The Motion of the Soule.

.... how can shee but immortall bee?
When with the motions of both Will and Wit,
She still aspireth to eternitie,
And neuer rests, till she attaine to it?

Water in conduit pipes, can rise no higher
Then the wel-head, from whence it first doth spring:
Then sith to eternall God shee doth aspire,
Shee cannot be but an eternall thing. (p. 85.)

The second stanza contains a metaphor that was stolen and murdered as well, by Robert Montgomery. Concerning his use of it Macaulay thus wrote in his merciless review:—"We would not be understood, however, to say that Mr. Robert Montgomery cannot make similitudes for himself. A very few lines further on we find one which has every mark of originality and on which we will be bound, none of the poets whom he has plundered will ever think of making reprisal:—

'The soul aspiring, pants its source to mount,
As streams meander level with their fount.'

"We take this to be on the whole the worst similitude in the world. In the first place, no stream meanders, or can possibly meander level with its fount.

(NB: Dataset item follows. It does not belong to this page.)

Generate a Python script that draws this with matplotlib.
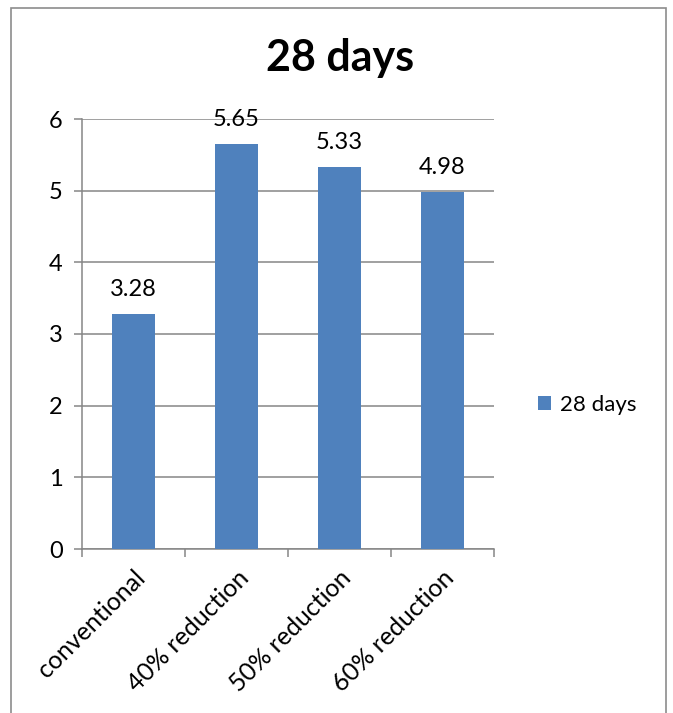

In the next place, if streams did meander level with their fount, no two motions can be less like each other than that of meandering level and that of mounting upwards." True; but none the less is the original 'spoiled' and despoiled metaphor, accurate and vivid.

If the Reader will surrender himself to the task, he will be rewarded for studying and re-studying the entire poem of "Nosce Teipsum;" and, unless I very much mistake, will then regard Hallam's judgment on it as inadequate rather than exaggerate, as (with intercalated remarks), thus: "A more remarkable poem [than Drayton's and Daniel's] is that of Sir John Davies, afterwards Chief Justice of Ireland so great a length, of more condensation of thought, or in which fewer languid verses will be found. Yet, according to some definitions [of poetry] the 'Nosce Teipsum' is wholly unpoetical, inasmuch as it shows no passion [48] The alleged "no passion" is contradicted by the various pathetic autobiographic introspections and confessions brought out in this Memorial-Introduction, and not less so by the outbursts of adoration and praise that thunder up like the hosannahs before the great White Throne. The similarly alleged "little fancy" is one of manifold proofs that the critic was the most superficial of all imaginable readers with so much pretention. "Nosce Teipsum" is radiant as the dew-bedabbled grass with delicacies of fancy, not a few of the "fancies" being as exquisitely touched as divine work.

Campbell in his "Essay on English Poetry" (prefixed to his "Specimens") may be read with interest after Hallam. Accepting from Johnson as Johnson from Dryden the name of "metaphysical poets," he observes:—"The term of metaphysical poetry would apply with much more justice to the quatrains of Sir John Davies and those of Sir Fulke Greville, writers who, at a later period, found imitators in Sir Thomas Overbury and Sir William Davenant. Davies's poem on the Immortality of the Soul, entitled "Nosce teipsum," will convey a much more favourable idea of metaphysical poetry than the wittiest effusions of Donne and his followers. Davies carried abstract reasoning into verse with an acuteness and felicity which have seldom been equalled. He reasons undoubtedly with too much labour, formality, and subtlety, to afford uniform poetical pleasure. The generality of his stanzas exhibit hard arguments interwoven with the pliant materials of fancy so closely, that we may compare them to a texture of cloth and metallic threads, which is cold and stiff, while it is splendidly curious. There is this difference, however, between Davies and the commonly-styled metaphysical poets, that he argues like a hard thinker, and they, for the most part, like madmen. If we conquer the drier parts of Davies' poem, and bestow a little attention on thoughts which were meant, not to gratify the indolence, but to challenge the activity of the mind, we shall find in the entire essay fresh beauties at every perusal: for in the happier parts we come to logical truths so well illustrated by ingenious similes, that we know not whether to call the thoughts more poetically or philosophically just. The judgment and fancy are reconciled, and the imagery of the poems seems to start more vividly from the surrounding shades of abstraction."